- **Required work**: Restate each line word for word. Leave out every picture.

- **Source excerpt**:
##########

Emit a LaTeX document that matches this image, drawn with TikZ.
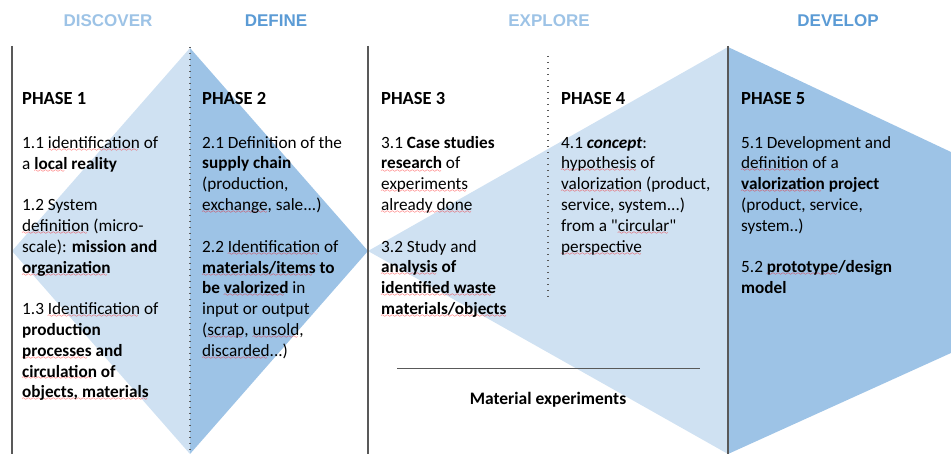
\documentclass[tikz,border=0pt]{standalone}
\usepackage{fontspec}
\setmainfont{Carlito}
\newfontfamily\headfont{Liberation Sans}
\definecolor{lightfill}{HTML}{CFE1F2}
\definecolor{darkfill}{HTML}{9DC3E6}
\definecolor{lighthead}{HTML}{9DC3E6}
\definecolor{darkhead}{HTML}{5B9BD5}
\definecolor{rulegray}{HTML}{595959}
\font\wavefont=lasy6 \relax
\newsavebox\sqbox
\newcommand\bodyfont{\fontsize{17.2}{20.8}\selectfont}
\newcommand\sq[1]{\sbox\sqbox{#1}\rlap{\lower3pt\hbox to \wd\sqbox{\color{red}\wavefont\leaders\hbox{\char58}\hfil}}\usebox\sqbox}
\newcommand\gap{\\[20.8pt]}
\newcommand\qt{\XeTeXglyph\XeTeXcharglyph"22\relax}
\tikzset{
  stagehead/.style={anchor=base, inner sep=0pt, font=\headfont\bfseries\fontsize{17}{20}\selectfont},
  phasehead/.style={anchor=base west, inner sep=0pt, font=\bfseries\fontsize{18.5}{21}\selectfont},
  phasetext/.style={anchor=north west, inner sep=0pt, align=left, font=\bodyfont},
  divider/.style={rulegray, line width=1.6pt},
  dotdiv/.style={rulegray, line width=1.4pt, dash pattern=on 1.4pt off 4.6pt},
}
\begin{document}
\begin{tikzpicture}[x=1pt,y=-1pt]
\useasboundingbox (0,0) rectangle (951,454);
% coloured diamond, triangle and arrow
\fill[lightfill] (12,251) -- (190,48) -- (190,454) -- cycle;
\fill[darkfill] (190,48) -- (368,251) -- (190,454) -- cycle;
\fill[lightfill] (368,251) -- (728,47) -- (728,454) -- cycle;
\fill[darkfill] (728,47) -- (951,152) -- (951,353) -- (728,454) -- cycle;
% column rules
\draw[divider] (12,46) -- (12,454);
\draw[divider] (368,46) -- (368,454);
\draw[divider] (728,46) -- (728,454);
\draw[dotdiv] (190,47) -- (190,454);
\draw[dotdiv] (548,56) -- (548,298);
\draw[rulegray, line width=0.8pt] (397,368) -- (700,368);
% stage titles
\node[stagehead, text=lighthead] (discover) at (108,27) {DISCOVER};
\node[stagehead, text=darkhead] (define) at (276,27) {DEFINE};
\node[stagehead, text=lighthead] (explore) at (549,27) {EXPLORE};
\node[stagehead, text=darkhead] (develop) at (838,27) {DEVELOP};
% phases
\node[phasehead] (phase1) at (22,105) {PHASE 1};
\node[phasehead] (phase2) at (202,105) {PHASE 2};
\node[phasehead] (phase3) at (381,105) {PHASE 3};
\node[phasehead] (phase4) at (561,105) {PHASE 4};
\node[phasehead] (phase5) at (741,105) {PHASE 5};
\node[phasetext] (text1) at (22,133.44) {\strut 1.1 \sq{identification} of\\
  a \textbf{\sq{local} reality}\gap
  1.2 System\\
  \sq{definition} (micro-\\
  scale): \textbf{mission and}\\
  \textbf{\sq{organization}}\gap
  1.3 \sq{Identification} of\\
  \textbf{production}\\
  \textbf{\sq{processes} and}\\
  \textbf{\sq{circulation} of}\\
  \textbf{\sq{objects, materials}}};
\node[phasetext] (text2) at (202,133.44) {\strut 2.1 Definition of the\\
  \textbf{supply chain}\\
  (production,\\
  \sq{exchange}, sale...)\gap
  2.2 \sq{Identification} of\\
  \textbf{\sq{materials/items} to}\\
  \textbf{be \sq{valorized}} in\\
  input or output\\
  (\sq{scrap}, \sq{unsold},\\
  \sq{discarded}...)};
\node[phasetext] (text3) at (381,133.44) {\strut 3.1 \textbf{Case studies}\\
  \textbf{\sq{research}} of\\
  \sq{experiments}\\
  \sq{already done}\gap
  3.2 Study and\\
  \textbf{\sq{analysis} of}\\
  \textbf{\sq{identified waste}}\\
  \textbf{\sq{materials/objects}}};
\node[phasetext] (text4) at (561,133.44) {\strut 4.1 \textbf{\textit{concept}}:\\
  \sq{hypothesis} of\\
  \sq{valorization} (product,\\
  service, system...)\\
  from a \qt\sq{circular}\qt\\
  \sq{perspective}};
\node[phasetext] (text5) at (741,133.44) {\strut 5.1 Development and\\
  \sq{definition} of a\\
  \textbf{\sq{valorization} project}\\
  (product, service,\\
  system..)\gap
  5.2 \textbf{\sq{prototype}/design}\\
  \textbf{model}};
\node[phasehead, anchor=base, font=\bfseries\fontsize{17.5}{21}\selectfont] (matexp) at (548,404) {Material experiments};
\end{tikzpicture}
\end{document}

##########

- **Solution to the problem**:
Emit a LaTeX document that matches this image, drawn with TikZ.
\documentclass[tikz,border=0pt]{standalone}
\usepackage{fontspec}
\setmainfont{Carlito}
\newfontfamily\headfont{Liberation Sans}
\definecolor{lightfill}{HTML}{CFE1F2}
\definecolor{darkfill}{HTML}{9DC3E6}
\definecolor{lighthead}{HTML}{9DC3E6}
\definecolor{darkhead}{HTML}{5B9BD5}
\definecolor{rulegray}{HTML}{595959}
\font\wavefont=lasy6 \relax
\newsavebox\sqbox
\newcommand\bodyfont{\fontsize{17.2}{20.8}\selectfont}
\newcommand\sq[1]{\sbox\sqbox{#1}\rlap{\lower3pt\hbox to \wd\sqbox{\color{red}\wavefont\leaders\hbox{\char58}\hfil}}\usebox\sqbox}
\newcommand\gap{\\[20.8pt]}
\newcommand\qt{\XeTeXglyph\XeTeXcharglyph"22\relax}
\tikzset{
  stagehead/.style={anchor=base, inner sep=0pt, font=\headfont\bfseries\fontsize{17}{20}\selectfont},
  phasehead/.style={anchor=base west, inner sep=0pt, font=\bfseries\fontsize{18.5}{21}\selectfont},
  phasetext/.style={anchor=north west, inner sep=0pt, align=left, font=\bodyfont},
  divider/.style={rulegray, line width=1.6pt},
  dotdiv/.style={rulegray, line width=1.4pt, dash pattern=on 1.4pt off 4.6pt},
}
\begin{document}
\begin{tikzpicture}[x=1pt,y=-1pt]
\useasboundingbox (0,0) rectangle (951,454);
% coloured diamond, triangle and arrow
\fill[lightfill] (12,251) -- (190,48) -- (190,454) -- cycle;
\fill[darkfill] (190,48) -- (368,251) -- (190,454) -- cycle;
\fill[lightfill] (368,251) -- (728,47) -- (728,454) -- cycle;
\fill[darkfill] (728,47) -- (951,152) -- (951,353) -- (728,454) -- cycle;
% column rules
\draw[divider] (12,46) -- (12,454);
\draw[divider] (368,46) -- (368,454);
\draw[divider] (728,46) -- (728,454);
\draw[dotdiv] (190,47) -- (190,454);
\draw[dotdiv] (548,56) -- (548,298);
\draw[rulegray, line width=0.8pt] (397,368) -- (700,368);
% stage titles
\node[stagehead, text=lighthead] (discover) at (108,27) {DISCOVER};
\node[stagehead, text=darkhead] (define) at (276,27) {DEFINE};
\node[stagehead, text=lighthead] (explore) at (549,27) {EXPLORE};
\node[stagehead, text=darkhead] (develop) at (838,27) {DEVELOP};
% phases
\node[phasehead] (phase1) at (22,105) {PHASE 1};
\node[phasehead] (phase2) at (202,105) {PHASE 2};
\node[phasehead] (phase3) at (381,105) {PHASE 3};
\node[phasehead] (phase4) at (561,105) {PHASE 4};
\node[phasehead] (phase5) at (741,105) {PHASE 5};
\node[phasetext] (text1) at (22,133.44) {\strut 1.1 \sq{identification} of\\
  a \textbf{\sq{local} reality}\gap
  1.2 System\\
  \sq{definition} (micro-\\
  scale): \textbf{mission and}\\
  \textbf{\sq{organization}}\gap
  1.3 \sq{Identification} of\\
  \textbf{production}\\
  \textbf{\sq{processes} and}\\
  \textbf{\sq{circulation} of}\\
  \textbf{\sq{objects, materials}}};
\node[phasetext] (text2) at (202,133.44) {\strut 2.1 Definition of the\\
  \textbf{supply chain}\\
  (production,\\
  \sq{exchange}, sale...)\gap
  2.2 \sq{Identification} of\\
  \textbf{\sq{materials/items} to}\\
  \textbf{be \sq{valorized}} in\\
  input or output\\
  (\sq{scrap}, \sq{unsold},\\
  \sq{discarded}...)};
\node[phasetext] (text3) at (381,133.44) {\strut 3.1 \textbf{Case studies}\\
  \textbf{\sq{research}} of\\
  \sq{experiments}\\
  \sq{already done}\gap
  3.2 Study and\\
  \textbf{\sq{analysis} of}\\
  \textbf{\sq{identified waste}}\\
  \textbf{\sq{materials/objects}}};
\node[phasetext] (text4) at (561,133.44) {\strut 4.1 \textbf{\textit{concept}}:\\
  \sq{hypothesis} of\\
  \sq{valorization} (product,\\
  service, system...)\\
  from a \qt\sq{circular}\qt\\
  \sq{perspective}};
\node[phasetext] (text5) at (741,133.44) {\strut 5.1 Development and\\
  \sq{definition} of a\\
  \textbf{\sq{valorization} project}\\
  (product, service,\\
  system..)\gap
  5.2 \textbf{\sq{prototype}/design}\\
  \textbf{model}};
\node[phasehead, anchor=base, font=\bfseries\fontsize{17.5}{21}\selectfont] (matexp) at (548,404) {Material experiments};
\end{tikzpicture}
\end{document}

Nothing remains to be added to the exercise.